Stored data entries

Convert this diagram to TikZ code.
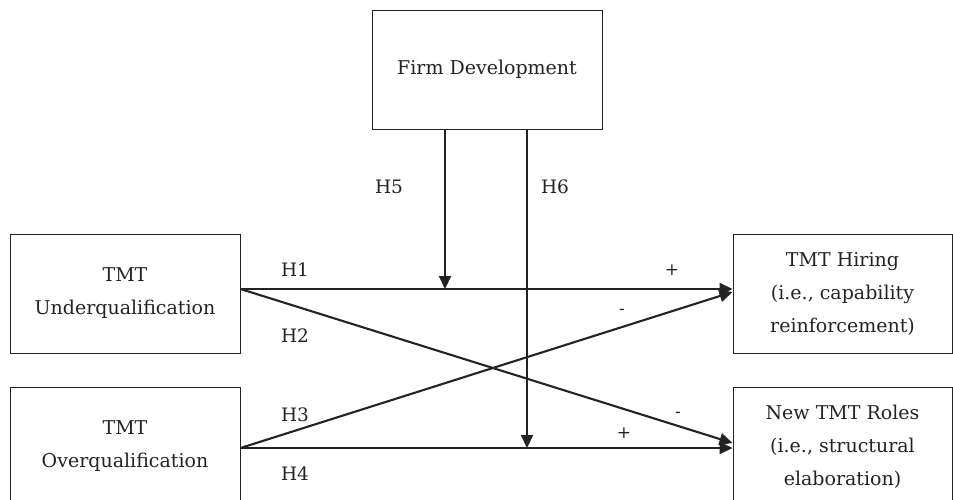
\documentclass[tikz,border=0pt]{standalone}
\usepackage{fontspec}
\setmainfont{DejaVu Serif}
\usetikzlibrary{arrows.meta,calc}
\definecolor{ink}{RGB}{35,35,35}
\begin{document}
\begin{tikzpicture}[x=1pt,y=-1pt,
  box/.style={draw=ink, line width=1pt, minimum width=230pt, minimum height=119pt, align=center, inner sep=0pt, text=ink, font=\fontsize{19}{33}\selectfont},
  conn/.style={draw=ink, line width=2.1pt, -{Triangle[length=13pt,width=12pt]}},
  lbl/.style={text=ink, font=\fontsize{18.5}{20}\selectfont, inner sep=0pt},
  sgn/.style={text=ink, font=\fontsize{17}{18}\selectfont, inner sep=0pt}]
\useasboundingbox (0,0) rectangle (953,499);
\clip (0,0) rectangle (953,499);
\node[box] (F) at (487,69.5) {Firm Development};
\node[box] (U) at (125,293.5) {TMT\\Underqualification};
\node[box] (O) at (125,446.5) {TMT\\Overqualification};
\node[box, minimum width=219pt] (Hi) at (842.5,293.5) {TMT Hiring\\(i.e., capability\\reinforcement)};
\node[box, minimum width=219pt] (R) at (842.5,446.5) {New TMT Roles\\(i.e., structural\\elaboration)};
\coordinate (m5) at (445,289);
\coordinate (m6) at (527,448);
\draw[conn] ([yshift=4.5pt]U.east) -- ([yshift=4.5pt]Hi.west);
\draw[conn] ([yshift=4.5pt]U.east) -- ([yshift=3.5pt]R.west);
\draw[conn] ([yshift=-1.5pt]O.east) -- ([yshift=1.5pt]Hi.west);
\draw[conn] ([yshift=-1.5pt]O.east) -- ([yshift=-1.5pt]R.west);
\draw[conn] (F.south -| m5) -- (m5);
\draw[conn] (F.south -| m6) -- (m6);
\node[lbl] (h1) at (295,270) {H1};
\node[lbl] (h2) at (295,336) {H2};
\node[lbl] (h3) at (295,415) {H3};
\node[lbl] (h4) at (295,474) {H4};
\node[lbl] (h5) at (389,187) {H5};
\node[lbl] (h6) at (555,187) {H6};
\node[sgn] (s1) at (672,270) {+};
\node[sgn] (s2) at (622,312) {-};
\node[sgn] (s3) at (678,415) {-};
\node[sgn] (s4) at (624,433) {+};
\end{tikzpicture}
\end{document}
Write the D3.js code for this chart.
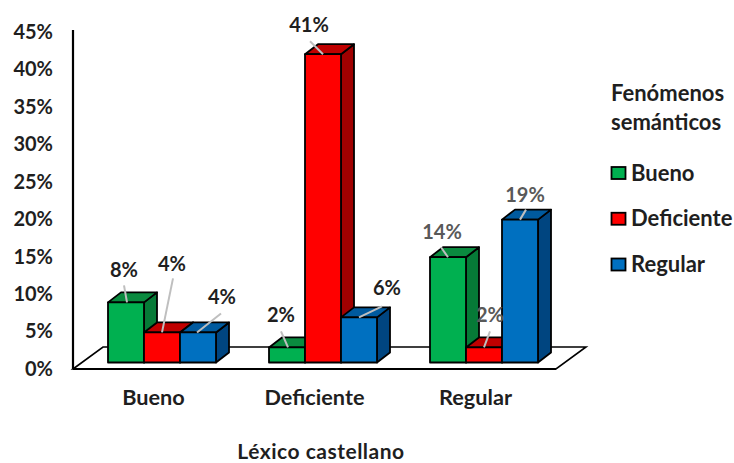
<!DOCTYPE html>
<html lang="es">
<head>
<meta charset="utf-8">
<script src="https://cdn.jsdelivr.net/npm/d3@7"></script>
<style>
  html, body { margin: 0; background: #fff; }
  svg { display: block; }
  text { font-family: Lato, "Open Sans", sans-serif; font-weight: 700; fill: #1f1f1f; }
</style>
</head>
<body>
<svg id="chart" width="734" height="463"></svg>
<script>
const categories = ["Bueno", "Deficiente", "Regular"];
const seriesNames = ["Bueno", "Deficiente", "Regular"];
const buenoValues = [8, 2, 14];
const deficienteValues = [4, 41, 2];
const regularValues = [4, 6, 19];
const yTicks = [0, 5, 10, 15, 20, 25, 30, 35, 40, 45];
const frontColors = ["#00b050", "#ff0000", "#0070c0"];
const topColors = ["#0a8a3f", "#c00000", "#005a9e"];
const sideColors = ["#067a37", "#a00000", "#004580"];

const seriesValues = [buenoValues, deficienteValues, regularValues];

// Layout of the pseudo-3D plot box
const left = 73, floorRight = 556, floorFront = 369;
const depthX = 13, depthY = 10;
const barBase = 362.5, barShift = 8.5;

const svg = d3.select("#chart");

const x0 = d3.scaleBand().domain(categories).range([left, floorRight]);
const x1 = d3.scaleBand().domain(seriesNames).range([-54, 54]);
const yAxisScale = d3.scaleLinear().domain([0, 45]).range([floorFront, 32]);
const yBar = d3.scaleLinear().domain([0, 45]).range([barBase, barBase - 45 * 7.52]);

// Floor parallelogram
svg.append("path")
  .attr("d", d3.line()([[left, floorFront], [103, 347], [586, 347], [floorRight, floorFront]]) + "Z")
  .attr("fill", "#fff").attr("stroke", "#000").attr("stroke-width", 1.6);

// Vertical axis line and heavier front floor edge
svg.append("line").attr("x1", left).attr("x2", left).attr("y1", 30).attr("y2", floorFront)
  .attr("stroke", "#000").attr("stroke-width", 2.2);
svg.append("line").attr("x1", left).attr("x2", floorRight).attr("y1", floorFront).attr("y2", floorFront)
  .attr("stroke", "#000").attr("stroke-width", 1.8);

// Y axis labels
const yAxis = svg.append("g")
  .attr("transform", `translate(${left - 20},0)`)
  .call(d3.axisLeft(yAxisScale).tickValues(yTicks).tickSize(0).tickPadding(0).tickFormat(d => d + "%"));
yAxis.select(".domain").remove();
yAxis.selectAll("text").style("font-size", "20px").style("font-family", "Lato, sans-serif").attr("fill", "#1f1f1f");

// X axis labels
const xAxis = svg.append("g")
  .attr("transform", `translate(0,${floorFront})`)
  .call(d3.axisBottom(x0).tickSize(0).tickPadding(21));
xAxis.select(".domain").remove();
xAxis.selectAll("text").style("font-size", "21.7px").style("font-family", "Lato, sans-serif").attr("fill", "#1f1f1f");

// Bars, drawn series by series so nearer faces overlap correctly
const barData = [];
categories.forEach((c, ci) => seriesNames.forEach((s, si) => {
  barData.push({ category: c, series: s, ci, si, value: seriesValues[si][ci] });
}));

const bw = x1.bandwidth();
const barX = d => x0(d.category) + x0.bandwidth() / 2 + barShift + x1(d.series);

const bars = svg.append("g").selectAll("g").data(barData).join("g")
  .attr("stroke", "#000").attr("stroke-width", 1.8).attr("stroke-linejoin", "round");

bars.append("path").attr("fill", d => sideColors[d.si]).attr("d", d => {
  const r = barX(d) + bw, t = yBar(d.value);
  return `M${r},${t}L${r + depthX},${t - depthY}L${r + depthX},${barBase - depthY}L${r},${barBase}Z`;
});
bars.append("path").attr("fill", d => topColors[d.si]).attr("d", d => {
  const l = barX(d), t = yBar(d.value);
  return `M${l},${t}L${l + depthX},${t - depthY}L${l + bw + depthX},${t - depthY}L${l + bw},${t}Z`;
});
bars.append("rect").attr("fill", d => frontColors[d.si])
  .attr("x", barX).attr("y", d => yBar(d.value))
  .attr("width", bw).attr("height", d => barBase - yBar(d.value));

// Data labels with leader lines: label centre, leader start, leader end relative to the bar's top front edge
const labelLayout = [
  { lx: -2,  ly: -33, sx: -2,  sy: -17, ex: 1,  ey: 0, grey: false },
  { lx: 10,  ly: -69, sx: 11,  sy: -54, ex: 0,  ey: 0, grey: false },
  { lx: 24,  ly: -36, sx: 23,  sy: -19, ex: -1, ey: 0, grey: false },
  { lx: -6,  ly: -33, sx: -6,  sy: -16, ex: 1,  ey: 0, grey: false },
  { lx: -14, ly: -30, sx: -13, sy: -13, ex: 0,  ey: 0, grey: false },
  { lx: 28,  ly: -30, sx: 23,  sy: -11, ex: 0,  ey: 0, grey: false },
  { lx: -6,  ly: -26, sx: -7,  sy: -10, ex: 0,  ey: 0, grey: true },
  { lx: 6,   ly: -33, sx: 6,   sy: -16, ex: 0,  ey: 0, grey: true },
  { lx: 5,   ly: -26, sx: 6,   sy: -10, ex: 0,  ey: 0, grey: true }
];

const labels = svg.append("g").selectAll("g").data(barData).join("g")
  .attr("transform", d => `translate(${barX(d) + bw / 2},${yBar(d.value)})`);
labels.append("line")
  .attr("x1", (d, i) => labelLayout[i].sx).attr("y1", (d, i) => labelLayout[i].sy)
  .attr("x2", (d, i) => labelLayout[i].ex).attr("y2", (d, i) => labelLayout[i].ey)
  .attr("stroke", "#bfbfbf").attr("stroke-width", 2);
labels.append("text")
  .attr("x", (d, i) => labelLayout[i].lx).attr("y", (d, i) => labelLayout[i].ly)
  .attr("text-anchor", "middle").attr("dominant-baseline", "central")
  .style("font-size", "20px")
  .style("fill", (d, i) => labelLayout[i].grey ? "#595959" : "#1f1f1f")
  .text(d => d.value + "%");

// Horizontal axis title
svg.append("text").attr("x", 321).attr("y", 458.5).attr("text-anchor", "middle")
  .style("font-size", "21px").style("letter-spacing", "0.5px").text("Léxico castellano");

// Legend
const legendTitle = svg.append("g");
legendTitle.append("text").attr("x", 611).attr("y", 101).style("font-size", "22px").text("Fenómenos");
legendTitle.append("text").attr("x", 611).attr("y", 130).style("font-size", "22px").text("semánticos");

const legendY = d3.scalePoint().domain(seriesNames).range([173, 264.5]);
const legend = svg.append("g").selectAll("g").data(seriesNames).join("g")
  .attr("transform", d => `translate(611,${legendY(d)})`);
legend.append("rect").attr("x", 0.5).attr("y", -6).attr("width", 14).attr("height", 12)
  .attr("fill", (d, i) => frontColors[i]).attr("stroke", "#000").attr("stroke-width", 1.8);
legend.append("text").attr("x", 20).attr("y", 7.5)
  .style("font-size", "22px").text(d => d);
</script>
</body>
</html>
* * *
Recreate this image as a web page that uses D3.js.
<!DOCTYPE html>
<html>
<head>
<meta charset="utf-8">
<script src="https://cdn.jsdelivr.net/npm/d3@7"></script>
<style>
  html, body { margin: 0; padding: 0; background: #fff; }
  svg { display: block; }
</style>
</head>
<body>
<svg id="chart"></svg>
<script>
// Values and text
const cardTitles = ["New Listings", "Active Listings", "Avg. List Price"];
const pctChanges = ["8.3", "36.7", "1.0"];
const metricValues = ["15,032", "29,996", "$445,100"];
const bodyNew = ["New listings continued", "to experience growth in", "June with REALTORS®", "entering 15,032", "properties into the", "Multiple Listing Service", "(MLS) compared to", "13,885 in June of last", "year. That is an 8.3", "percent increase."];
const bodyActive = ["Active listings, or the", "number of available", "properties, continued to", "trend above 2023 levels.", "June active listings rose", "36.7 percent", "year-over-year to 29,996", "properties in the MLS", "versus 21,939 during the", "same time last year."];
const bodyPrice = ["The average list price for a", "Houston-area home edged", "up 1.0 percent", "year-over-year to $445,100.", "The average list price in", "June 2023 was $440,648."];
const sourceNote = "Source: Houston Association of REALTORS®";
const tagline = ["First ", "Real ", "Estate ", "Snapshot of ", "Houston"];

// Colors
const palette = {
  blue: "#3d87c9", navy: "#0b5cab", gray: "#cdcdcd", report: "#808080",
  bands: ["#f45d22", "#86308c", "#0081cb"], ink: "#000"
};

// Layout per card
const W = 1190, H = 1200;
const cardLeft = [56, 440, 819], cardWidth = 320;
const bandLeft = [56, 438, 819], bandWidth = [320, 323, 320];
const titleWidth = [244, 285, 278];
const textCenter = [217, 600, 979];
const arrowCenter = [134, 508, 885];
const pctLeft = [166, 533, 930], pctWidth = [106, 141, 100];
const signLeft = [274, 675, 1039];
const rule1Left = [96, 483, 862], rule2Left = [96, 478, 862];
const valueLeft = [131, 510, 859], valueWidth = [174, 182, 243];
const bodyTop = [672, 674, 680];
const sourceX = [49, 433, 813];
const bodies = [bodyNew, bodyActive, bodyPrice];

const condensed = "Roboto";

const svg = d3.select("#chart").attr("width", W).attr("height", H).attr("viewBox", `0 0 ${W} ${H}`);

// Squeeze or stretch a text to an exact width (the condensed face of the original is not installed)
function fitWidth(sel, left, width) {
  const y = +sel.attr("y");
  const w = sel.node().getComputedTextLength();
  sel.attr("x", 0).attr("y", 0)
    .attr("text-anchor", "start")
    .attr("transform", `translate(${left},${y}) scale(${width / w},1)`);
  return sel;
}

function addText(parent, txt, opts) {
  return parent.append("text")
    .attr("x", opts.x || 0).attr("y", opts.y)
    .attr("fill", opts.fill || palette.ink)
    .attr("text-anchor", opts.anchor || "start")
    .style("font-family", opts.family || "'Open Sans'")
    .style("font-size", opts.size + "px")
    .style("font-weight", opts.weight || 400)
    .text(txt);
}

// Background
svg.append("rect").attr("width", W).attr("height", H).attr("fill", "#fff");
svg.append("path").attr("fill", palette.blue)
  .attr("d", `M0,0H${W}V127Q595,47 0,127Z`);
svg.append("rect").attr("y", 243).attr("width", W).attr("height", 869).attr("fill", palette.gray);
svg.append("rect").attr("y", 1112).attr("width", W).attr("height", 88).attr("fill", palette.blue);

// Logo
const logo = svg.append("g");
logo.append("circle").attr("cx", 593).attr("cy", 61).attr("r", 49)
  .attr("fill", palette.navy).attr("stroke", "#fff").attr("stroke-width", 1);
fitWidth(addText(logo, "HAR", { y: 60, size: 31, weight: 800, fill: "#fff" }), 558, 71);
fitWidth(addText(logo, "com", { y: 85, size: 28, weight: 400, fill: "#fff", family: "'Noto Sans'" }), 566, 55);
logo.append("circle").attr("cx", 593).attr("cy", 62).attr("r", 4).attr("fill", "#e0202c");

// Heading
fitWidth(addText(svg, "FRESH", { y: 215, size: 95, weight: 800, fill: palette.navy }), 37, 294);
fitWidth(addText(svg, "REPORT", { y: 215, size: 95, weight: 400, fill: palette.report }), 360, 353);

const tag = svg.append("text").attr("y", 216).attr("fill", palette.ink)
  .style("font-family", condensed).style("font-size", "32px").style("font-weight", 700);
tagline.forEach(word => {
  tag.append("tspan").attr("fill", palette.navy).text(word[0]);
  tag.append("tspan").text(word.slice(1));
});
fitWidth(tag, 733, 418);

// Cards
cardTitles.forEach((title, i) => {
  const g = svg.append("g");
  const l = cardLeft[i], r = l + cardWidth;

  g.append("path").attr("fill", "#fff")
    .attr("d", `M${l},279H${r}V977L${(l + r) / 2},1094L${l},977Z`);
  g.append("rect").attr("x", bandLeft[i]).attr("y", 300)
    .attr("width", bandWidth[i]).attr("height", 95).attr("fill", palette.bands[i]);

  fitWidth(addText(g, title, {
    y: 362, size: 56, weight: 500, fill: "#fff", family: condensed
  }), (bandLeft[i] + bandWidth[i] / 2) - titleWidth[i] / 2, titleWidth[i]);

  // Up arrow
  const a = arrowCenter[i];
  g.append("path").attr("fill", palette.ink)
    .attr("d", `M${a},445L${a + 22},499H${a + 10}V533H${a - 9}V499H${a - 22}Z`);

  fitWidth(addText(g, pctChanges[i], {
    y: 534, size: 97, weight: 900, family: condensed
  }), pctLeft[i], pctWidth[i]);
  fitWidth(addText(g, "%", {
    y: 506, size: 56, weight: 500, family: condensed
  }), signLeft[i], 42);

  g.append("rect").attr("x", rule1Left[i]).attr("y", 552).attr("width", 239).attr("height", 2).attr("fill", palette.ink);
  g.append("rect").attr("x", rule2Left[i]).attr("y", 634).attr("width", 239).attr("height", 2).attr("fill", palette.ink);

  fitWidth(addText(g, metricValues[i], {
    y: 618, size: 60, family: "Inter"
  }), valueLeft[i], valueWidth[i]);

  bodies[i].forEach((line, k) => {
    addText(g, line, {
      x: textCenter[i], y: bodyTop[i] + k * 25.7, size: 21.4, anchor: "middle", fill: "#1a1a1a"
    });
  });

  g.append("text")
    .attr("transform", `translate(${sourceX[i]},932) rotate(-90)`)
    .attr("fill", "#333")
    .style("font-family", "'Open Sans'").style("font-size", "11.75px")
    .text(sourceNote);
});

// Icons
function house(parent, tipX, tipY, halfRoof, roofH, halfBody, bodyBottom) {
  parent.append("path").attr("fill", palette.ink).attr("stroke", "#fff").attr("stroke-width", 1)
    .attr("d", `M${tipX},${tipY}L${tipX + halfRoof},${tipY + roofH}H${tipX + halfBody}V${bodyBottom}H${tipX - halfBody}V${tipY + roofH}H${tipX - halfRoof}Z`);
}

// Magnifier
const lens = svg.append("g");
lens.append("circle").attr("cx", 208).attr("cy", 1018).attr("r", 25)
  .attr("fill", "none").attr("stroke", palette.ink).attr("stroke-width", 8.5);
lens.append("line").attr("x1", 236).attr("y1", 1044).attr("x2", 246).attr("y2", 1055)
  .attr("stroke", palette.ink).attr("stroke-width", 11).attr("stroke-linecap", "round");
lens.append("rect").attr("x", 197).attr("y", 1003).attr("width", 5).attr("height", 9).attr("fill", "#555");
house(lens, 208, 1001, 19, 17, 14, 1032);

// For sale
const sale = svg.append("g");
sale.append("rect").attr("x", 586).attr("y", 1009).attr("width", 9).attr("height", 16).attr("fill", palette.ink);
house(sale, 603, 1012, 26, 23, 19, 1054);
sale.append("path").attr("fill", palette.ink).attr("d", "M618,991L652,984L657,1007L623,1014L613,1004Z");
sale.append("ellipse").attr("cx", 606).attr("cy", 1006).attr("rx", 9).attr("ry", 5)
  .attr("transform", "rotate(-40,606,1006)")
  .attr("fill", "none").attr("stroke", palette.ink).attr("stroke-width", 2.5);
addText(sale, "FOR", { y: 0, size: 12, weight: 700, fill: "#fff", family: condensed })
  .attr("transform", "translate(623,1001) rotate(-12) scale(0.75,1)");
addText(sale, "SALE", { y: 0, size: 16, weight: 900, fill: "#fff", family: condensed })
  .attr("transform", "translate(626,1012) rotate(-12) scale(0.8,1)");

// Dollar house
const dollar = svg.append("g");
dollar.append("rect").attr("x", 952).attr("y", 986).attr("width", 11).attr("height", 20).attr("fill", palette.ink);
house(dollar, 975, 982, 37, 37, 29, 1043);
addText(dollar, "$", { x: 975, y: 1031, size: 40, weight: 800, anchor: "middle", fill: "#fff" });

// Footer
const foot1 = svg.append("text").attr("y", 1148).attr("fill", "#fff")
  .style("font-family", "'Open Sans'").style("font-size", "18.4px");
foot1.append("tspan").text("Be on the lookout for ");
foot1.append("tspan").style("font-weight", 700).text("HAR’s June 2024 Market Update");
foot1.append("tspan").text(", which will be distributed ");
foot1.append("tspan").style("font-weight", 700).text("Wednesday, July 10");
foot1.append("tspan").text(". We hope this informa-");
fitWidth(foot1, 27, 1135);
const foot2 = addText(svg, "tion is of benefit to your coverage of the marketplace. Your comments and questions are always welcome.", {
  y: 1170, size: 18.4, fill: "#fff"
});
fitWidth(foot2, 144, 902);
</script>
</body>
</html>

| REQUIRED WORK |
Using the material above, gather every line that includes "chart".

| RESPONSE TO THIS TASK |
Write the D3.js code for this chart.
<svg id="chart" width="734" height="463"></svg>
const svg = d3.select("#chart");
<svg id="chart"></svg>
const svg = d3.select("#chart").attr("width", W).attr("height", H).attr("viewBox", `0 0 ${W} ${H}`);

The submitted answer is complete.